Written task
Retype the listing below line for line, but only from the line with "Write the TikZ code for this diagram." down to the line with "(Yt) -- (O) -- (Xt);", inclusive. Pictures stay out.

Raw records

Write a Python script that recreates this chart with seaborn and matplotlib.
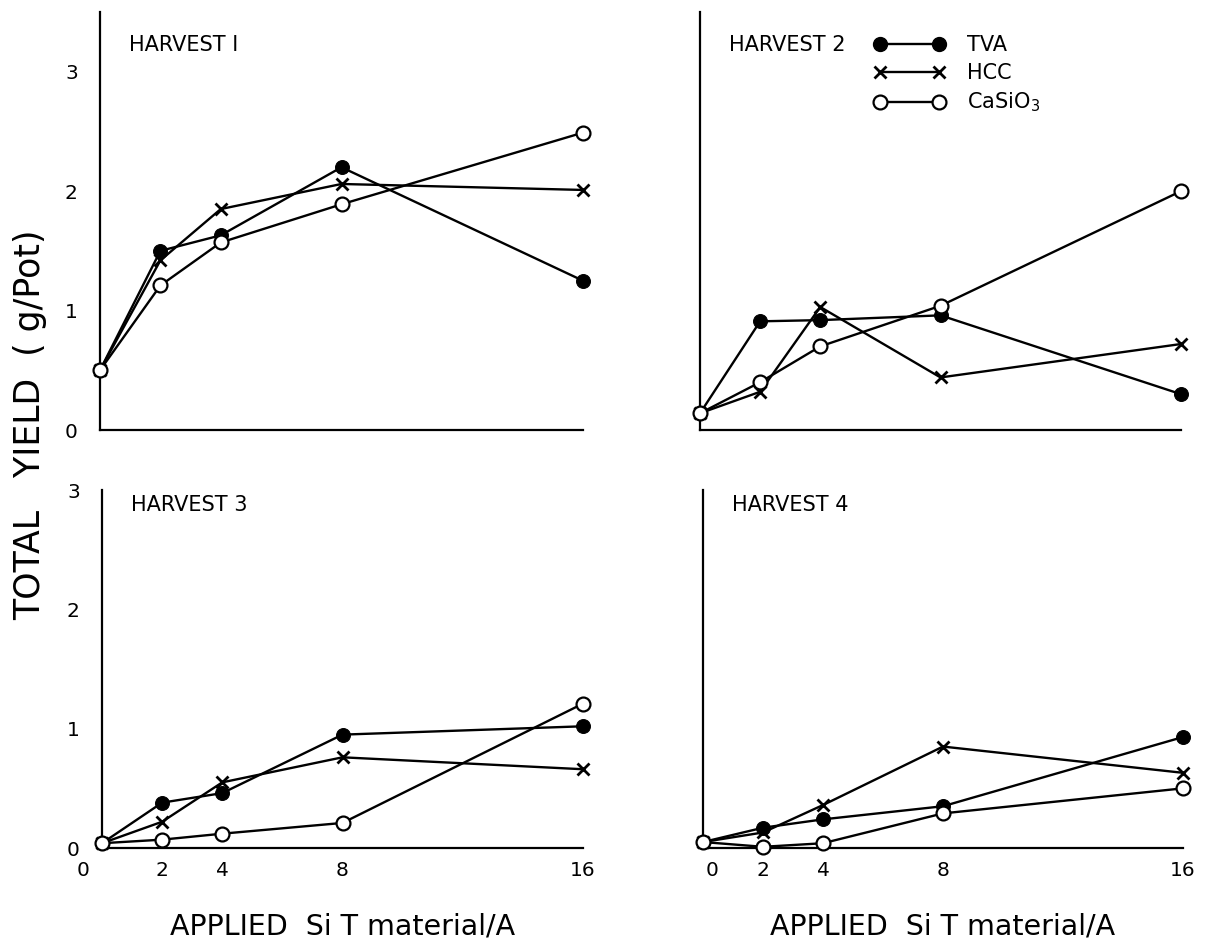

...

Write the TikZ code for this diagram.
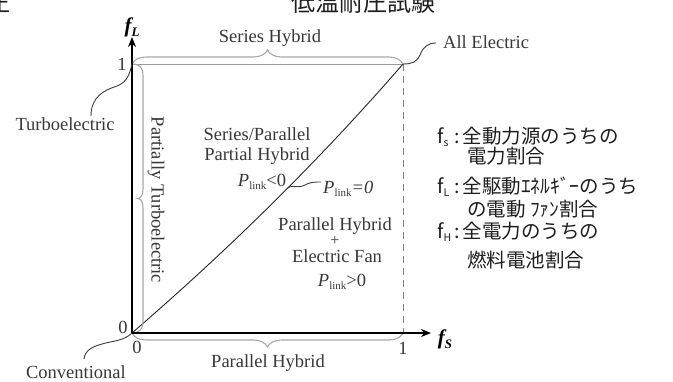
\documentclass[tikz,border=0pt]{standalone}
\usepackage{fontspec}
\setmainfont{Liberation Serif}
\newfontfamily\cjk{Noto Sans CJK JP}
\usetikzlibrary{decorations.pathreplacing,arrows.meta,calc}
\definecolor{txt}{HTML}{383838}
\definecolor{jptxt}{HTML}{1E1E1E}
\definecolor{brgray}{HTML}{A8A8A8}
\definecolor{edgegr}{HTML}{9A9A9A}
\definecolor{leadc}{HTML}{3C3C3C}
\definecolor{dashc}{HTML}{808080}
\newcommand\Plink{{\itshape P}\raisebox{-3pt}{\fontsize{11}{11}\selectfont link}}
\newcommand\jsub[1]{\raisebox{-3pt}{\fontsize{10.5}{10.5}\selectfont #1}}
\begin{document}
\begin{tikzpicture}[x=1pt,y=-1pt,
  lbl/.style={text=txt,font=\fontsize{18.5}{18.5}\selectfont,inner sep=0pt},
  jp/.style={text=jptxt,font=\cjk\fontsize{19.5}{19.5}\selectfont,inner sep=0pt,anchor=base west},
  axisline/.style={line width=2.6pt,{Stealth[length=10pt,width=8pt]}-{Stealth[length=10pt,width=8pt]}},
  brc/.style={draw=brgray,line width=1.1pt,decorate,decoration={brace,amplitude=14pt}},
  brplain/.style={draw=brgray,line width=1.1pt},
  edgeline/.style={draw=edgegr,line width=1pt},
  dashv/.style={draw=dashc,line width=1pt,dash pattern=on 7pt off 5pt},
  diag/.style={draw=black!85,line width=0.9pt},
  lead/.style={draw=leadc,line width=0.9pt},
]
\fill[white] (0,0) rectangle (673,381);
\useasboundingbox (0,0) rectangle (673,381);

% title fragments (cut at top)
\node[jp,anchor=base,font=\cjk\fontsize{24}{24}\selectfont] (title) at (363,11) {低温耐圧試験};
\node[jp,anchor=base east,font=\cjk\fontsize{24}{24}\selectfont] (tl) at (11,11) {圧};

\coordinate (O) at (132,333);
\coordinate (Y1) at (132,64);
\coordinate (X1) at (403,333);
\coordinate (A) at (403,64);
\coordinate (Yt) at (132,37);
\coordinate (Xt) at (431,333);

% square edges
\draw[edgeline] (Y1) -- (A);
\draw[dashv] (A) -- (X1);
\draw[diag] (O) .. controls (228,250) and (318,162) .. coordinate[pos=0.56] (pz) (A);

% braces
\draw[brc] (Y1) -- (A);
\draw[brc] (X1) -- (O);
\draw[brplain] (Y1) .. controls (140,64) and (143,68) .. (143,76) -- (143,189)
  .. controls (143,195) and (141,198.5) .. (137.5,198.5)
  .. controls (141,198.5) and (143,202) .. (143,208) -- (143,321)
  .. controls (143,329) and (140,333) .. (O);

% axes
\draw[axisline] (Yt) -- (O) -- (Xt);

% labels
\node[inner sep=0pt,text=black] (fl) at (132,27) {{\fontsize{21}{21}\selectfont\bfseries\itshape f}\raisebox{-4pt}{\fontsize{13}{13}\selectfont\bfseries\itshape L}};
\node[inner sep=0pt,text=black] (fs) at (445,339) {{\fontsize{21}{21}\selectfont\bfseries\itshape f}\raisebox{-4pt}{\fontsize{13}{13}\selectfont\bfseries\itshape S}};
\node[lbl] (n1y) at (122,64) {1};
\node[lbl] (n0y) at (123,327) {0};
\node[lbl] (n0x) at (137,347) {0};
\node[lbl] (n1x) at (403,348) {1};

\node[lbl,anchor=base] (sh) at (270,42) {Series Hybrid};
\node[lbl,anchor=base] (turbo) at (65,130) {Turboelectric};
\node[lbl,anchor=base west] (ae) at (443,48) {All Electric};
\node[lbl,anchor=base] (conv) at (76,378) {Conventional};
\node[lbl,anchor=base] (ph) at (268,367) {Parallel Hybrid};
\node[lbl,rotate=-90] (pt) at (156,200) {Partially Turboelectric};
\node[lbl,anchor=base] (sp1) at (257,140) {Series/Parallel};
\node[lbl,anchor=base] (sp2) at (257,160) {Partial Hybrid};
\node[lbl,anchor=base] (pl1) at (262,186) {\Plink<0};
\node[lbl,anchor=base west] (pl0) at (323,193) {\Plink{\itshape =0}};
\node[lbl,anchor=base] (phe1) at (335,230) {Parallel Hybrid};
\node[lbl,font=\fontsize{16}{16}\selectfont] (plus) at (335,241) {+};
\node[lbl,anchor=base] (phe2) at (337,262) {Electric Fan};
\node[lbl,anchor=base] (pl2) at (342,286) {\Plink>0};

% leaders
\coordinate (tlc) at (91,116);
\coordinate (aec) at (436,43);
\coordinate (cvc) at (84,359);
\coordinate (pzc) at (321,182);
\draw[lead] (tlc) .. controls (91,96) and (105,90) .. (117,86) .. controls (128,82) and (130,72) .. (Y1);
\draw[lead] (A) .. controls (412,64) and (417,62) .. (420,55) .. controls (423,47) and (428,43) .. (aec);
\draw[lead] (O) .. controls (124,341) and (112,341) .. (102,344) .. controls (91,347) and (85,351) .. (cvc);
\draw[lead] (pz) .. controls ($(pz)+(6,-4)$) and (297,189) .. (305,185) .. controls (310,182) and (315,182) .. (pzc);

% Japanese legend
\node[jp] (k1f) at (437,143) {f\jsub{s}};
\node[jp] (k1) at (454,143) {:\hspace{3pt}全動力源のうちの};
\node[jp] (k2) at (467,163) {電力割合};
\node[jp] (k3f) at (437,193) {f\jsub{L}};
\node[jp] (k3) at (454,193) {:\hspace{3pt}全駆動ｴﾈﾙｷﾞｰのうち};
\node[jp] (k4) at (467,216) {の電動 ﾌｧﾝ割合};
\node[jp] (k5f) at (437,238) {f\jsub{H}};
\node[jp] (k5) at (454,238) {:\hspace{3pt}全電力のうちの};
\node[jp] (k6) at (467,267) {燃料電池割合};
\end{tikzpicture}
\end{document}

Output of the task
Write the TikZ code for this diagram.
\documentclass[tikz,border=0pt]{standalone}
\usepackage{fontspec}
\setmainfont{Liberation Serif}
\newfontfamily\cjk{Noto Sans CJK JP}
\usetikzlibrary{decorations.pathreplacing,arrows.meta,calc}
\definecolor{txt}{HTML}{383838}
\definecolor{jptxt}{HTML}{1E1E1E}
\definecolor{brgray}{HTML}{A8A8A8}
\definecolor{edgegr}{HTML}{9A9A9A}
\definecolor{leadc}{HTML}{3C3C3C}
\definecolor{dashc}{HTML}{808080}
\newcommand\Plink{{\itshape P}\raisebox{-3pt}{\fontsize{11}{11}\selectfont link}}
\newcommand\jsub[1]{\raisebox{-3pt}{\fontsize{10.5}{10.5}\selectfont #1}}
\begin{document}
\begin{tikzpicture}[x=1pt,y=-1pt,
  lbl/.style={text=txt,font=\fontsize{18.5}{18.5}\selectfont,inner sep=0pt},
  jp/.style={text=jptxt,font=\cjk\fontsize{19.5}{19.5}\selectfont,inner sep=0pt,anchor=base west},
  axisline/.style={line width=2.6pt,{Stealth[length=10pt,width=8pt]}-{Stealth[length=10pt,width=8pt]}},
  brc/.style={draw=brgray,line width=1.1pt,decorate,decoration={brace,amplitude=14pt}},
  brplain/.style={draw=brgray,line width=1.1pt},
  edgeline/.style={draw=edgegr,line width=1pt},
  dashv/.style={draw=dashc,line width=1pt,dash pattern=on 7pt off 5pt},
  diag/.style={draw=black!85,line width=0.9pt},
  lead/.style={draw=leadc,line width=0.9pt},
]
\fill[white] (0,0) rectangle (673,381);
\useasboundingbox (0,0) rectangle (673,381);

% title fragments (cut at top)
\node[jp,anchor=base,font=\cjk\fontsize{24}{24}\selectfont] (title) at (363,11) {低温耐圧試験};
\node[jp,anchor=base east,font=\cjk\fontsize{24}{24}\selectfont] (tl) at (11,11) {圧};

\coordinate (O) at (132,333);
\coordinate (Y1) at (132,64);
\coordinate (X1) at (403,333);
\coordinate (A) at (403,64);
\coordinate (Yt) at (132,37);
\coordinate (Xt) at (431,333);

% square edges
\draw[edgeline] (Y1) -- (A);
\draw[dashv] (A) -- (X1);
\draw[diag] (O) .. controls (228,250) and (318,162) .. coordinate[pos=0.56] (pz) (A);

% braces
\draw[brc] (Y1) -- (A);
\draw[brc] (X1) -- (O);
\draw[brplain] (Y1) .. controls (140,64) and (143,68) .. (143,76) -- (143,189)
  .. controls (143,195) and (141,198.5) .. (137.5,198.5)
  .. controls (141,198.5) and (143,202) .. (143,208) -- (143,321)
  .. controls (143,329) and (140,333) .. (O);

% axes
\draw[axisline] (Yt) -- (O) -- (Xt);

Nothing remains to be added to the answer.